PROBLEM DETAILS: Copy exactly, and only, the lines below from the first through the one containing "plt.rcParams['font.family'] = ['Liberation", both included; pictures are omitted.

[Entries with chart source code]
___
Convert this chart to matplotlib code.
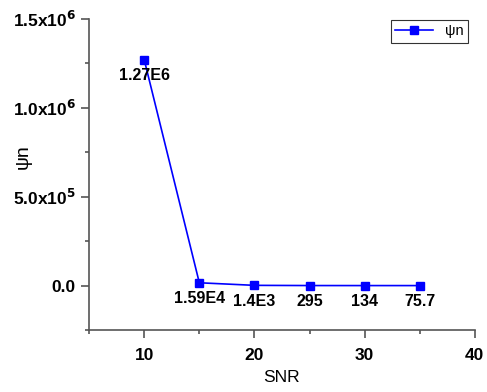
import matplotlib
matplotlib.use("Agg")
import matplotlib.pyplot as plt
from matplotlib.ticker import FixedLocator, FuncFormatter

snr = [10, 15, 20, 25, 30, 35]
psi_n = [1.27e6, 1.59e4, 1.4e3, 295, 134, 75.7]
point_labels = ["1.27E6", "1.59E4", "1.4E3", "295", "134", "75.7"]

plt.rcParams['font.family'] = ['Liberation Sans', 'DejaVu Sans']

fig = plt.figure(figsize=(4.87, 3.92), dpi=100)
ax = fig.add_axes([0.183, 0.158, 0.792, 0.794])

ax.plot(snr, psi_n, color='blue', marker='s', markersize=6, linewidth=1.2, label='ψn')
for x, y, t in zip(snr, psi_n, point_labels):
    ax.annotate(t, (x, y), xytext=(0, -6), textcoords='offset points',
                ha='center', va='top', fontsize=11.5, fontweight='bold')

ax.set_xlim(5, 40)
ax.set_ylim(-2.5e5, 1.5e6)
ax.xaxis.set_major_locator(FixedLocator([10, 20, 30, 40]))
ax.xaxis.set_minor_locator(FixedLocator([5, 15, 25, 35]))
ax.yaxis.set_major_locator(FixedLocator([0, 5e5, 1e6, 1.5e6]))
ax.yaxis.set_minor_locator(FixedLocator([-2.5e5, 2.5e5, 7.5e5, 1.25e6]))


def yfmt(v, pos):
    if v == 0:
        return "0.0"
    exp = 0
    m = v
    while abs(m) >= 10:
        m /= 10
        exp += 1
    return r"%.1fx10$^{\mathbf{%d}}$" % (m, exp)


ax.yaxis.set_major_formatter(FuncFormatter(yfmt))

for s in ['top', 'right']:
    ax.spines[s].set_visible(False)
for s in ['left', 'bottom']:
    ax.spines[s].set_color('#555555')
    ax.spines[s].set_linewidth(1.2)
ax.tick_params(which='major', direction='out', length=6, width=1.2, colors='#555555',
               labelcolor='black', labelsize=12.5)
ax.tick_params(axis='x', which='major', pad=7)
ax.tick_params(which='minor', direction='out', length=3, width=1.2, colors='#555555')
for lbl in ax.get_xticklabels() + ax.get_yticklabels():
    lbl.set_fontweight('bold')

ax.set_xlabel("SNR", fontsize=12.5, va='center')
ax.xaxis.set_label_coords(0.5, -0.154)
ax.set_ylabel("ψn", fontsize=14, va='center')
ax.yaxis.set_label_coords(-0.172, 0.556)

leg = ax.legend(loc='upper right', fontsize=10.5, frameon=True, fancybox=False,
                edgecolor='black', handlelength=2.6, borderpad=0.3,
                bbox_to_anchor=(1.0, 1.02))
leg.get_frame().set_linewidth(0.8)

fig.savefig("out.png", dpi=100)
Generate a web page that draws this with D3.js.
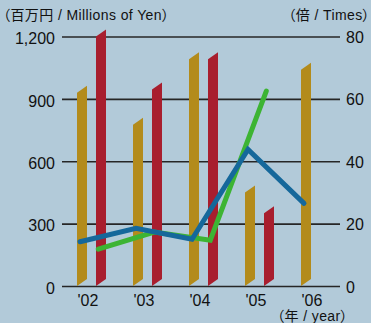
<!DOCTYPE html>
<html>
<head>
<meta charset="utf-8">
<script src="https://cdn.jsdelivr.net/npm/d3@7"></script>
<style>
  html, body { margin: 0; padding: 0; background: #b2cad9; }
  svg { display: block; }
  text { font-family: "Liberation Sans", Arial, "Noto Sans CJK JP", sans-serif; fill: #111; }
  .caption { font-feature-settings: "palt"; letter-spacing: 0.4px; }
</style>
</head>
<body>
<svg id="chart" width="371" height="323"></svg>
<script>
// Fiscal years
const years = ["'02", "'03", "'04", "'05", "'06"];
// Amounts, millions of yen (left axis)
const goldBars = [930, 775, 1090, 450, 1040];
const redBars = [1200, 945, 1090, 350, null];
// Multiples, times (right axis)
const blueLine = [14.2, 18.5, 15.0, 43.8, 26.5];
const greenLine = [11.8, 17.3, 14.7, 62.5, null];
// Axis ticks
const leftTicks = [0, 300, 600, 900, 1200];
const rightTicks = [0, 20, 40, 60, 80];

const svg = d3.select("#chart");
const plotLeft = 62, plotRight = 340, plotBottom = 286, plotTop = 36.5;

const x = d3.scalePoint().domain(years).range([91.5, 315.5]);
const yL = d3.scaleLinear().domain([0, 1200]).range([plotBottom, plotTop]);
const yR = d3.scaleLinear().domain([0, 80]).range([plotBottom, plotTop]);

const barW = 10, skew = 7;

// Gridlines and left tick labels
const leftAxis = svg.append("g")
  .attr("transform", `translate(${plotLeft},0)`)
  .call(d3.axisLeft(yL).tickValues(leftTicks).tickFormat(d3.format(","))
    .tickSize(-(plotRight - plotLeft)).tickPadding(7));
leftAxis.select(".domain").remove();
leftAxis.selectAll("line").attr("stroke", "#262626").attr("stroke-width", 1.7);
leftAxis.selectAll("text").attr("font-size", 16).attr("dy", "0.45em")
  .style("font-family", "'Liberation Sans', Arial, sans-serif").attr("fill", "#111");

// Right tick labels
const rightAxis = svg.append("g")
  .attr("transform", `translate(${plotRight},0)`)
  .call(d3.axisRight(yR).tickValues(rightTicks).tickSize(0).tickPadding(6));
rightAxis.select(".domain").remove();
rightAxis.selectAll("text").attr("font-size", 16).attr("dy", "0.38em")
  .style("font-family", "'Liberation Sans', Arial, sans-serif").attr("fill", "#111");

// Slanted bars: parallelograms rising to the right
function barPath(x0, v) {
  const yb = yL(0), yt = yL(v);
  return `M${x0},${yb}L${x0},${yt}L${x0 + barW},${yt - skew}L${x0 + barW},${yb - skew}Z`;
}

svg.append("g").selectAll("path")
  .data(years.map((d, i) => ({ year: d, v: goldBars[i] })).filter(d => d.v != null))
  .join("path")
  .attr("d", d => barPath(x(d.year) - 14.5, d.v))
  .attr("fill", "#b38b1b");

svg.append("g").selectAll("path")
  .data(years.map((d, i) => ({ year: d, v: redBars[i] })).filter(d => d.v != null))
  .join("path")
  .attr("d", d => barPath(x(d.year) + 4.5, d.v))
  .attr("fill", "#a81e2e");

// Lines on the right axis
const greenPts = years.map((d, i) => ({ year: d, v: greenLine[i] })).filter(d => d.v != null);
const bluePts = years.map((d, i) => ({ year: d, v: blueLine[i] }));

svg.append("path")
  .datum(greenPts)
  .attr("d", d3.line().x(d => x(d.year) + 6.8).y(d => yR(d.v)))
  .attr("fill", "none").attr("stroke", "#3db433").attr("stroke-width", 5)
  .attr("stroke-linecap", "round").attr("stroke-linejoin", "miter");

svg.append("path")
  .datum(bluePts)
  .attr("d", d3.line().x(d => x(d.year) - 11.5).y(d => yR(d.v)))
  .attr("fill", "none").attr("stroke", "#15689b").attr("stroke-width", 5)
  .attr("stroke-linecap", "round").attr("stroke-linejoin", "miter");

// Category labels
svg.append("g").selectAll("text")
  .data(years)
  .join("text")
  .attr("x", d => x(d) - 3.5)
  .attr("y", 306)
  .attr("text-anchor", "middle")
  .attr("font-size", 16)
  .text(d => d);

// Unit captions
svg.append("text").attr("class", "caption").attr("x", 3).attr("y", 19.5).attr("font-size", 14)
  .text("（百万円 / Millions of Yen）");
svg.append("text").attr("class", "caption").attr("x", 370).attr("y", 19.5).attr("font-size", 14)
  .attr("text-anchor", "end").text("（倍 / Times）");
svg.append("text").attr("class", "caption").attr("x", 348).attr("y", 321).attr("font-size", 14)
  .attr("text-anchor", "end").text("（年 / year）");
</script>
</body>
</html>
___
REPLY:
Convert this chart to matplotlib code.
import matplotlib
matplotlib.use("Agg")
import matplotlib.pyplot as plt
from matplotlib.ticker import FixedLocator, FuncFormatter

snr = [10, 15, 20, 25, 30, 35]
psi_n = [1.27e6, 1.59e4, 1.4e3, 295, 134, 75.7]
point_labels = ["1.27E6", "1.59E4", "1.4E3", "295", "134", "75.7"]

plt.rcParams['font.family'] = ['Liberation Sans', 'DejaVu Sans']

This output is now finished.